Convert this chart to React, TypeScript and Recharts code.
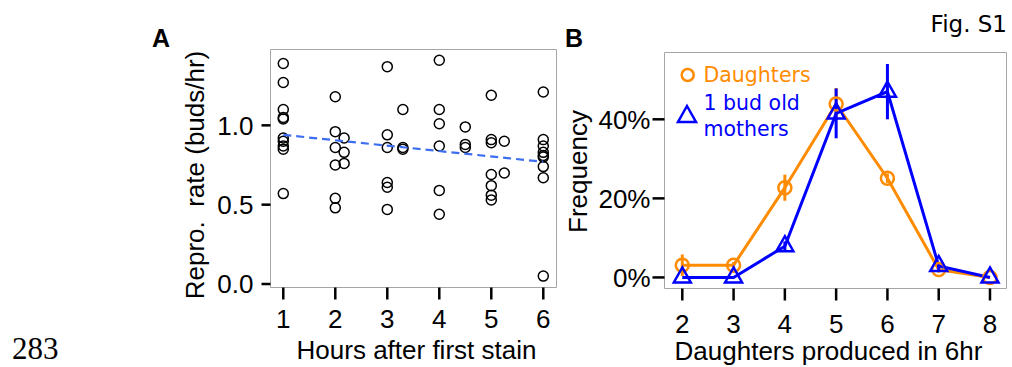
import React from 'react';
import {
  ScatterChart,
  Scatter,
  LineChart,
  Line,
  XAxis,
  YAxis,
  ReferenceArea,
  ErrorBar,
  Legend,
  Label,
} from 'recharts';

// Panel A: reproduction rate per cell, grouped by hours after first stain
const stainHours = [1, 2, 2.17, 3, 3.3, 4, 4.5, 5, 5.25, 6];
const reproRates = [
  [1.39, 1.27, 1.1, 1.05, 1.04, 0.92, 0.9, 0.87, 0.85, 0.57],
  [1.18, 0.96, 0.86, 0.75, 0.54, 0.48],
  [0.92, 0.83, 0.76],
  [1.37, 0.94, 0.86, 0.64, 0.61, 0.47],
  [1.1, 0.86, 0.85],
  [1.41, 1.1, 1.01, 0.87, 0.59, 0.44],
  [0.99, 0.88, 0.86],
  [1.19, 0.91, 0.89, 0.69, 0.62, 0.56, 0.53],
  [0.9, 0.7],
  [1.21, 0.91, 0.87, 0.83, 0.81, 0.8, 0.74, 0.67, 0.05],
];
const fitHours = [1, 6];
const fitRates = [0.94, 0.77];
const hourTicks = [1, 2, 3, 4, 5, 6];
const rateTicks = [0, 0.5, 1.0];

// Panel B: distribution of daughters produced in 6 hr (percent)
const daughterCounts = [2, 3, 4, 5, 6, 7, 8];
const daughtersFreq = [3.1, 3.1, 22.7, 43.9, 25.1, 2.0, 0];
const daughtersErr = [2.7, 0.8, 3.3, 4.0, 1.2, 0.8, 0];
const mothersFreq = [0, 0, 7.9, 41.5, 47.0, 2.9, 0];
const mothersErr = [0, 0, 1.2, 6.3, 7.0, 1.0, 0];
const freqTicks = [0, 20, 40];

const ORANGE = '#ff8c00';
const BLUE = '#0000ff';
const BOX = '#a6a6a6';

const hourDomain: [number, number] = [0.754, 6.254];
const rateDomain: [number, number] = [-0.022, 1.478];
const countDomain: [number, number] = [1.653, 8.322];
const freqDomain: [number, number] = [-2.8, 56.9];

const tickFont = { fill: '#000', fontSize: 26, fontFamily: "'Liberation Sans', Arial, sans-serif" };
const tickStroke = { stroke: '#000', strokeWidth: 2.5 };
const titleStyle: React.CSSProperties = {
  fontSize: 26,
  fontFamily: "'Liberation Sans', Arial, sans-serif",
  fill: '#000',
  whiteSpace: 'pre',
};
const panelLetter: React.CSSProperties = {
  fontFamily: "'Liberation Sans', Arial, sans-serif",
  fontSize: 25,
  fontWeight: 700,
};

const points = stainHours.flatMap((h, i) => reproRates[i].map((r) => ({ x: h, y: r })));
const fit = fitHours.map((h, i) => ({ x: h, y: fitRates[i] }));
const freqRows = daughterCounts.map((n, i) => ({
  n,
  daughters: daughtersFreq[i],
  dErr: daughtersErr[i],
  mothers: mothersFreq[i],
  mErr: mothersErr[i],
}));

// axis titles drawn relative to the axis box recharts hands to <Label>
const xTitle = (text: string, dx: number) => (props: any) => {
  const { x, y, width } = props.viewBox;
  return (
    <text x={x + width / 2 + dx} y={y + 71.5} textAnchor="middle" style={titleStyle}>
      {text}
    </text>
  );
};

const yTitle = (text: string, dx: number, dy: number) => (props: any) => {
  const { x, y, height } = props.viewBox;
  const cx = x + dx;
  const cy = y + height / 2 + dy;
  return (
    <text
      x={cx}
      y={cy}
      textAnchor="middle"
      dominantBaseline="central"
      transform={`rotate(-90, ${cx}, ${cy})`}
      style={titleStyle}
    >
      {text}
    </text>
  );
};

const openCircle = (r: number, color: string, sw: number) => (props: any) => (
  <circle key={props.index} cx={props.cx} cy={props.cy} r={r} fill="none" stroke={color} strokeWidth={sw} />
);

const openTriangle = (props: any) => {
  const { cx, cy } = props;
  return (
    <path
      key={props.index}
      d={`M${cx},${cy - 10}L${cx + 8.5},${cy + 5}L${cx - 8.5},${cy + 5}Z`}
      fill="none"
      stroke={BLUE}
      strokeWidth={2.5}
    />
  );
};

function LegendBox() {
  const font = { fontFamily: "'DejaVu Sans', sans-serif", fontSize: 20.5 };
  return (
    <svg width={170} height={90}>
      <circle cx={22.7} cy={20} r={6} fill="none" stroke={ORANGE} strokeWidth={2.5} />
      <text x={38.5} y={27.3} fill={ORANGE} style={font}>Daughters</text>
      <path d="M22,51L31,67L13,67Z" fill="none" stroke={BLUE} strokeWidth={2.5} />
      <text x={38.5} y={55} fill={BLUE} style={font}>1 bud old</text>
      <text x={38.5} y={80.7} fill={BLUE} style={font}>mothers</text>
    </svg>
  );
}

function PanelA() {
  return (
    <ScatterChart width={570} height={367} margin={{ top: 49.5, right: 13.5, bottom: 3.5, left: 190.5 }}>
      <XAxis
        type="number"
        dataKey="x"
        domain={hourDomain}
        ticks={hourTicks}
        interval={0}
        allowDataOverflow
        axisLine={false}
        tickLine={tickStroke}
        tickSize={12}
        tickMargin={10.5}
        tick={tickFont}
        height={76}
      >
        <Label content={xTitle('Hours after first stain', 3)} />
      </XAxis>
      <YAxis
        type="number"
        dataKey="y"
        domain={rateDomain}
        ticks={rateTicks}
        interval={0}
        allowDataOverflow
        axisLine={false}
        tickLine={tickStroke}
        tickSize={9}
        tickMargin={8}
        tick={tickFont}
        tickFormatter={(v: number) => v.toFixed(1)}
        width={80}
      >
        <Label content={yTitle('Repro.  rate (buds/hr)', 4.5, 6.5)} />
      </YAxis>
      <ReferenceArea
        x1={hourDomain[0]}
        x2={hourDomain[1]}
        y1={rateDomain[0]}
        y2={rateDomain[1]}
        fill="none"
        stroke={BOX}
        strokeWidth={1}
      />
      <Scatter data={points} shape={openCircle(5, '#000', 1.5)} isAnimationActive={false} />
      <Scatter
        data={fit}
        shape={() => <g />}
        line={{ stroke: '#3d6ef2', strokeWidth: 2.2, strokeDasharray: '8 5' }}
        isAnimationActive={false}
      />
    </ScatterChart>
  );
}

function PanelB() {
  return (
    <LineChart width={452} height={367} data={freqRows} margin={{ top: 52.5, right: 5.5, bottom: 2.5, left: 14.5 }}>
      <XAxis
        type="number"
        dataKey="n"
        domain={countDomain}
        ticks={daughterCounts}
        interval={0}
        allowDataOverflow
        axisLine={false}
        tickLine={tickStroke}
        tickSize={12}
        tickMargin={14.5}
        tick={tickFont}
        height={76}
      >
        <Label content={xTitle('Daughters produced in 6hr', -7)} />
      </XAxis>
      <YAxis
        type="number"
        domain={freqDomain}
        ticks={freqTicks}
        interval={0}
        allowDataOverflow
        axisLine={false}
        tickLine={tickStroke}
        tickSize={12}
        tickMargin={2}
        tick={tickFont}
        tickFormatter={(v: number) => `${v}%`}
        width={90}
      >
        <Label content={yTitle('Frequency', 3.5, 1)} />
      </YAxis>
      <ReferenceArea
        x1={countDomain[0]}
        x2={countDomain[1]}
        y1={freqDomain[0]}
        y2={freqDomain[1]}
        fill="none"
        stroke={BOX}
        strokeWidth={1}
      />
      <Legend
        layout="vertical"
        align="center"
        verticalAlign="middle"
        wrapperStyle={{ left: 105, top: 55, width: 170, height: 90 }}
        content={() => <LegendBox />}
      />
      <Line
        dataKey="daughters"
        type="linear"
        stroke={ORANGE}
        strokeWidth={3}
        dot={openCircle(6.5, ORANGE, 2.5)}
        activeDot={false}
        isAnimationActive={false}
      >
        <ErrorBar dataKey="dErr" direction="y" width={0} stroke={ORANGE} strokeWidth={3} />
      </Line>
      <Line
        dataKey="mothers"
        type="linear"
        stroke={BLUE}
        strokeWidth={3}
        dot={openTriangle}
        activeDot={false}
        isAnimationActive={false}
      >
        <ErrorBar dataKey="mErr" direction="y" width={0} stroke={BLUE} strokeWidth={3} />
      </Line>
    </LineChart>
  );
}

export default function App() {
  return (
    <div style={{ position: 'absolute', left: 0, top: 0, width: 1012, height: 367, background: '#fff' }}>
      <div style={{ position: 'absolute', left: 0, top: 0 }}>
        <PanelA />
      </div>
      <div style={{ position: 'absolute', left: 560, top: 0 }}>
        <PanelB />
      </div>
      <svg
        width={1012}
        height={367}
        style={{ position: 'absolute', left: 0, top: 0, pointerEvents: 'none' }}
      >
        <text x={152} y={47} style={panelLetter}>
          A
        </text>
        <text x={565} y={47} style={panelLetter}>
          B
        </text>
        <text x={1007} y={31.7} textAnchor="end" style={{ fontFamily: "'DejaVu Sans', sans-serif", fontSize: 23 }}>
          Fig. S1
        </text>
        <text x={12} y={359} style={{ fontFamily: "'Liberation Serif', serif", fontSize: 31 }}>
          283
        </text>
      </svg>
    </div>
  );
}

= = = = =

Objective » Write out an exact copy of the listing, first line through the line containing "const BOX = '#a6a6a6';", with the pictures left out.

Reply »
Convert this chart to React, TypeScript and Recharts code.
import React from 'react';
import {
  ScatterChart,
  Scatter,
  LineChart,
  Line,
  XAxis,
  YAxis,
  ReferenceArea,
  ErrorBar,
  Legend,
  Label,
} from 'recharts';

// Panel A: reproduction rate per cell, grouped by hours after first stain
const stainHours = [1, 2, 2.17, 3, 3.3, 4, 4.5, 5, 5.25, 6];
const reproRates = [
  [1.39, 1.27, 1.1, 1.05, 1.04, 0.92, 0.9, 0.87, 0.85, 0.57],
  [1.18, 0.96, 0.86, 0.75, 0.54, 0.48],
  [0.92, 0.83, 0.76],
  [1.37, 0.94, 0.86, 0.64, 0.61, 0.47],
  [1.1, 0.86, 0.85],
  [1.41, 1.1, 1.01, 0.87, 0.59, 0.44],
  [0.99, 0.88, 0.86],
  [1.19, 0.91, 0.89, 0.69, 0.62, 0.56, 0.53],
  [0.9, 0.7],
  [1.21, 0.91, 0.87, 0.83, 0.81, 0.8, 0.74, 0.67, 0.05],
];
const fitHours = [1, 6];
const fitRates = [0.94, 0.77];
const hourTicks = [1, 2, 3, 4, 5, 6];
const rateTicks = [0, 0.5, 1.0];

// Panel B: distribution of daughters produced in 6 hr (percent)
const daughterCounts = [2, 3, 4, 5, 6, 7, 8];
const daughtersFreq = [3.1, 3.1, 22.7, 43.9, 25.1, 2.0, 0];
const daughtersErr = [2.7, 0.8, 3.3, 4.0, 1.2, 0.8, 0];
const mothersFreq = [0, 0, 7.9, 41.5, 47.0, 2.9, 0];
const mothersErr = [0, 0, 1.2, 6.3, 7.0, 1.0, 0];
const freqTicks = [0, 20, 40];

const ORANGE = '#ff8c00';
const BLUE = '#0000ff';
const BOX = '#a6a6a6';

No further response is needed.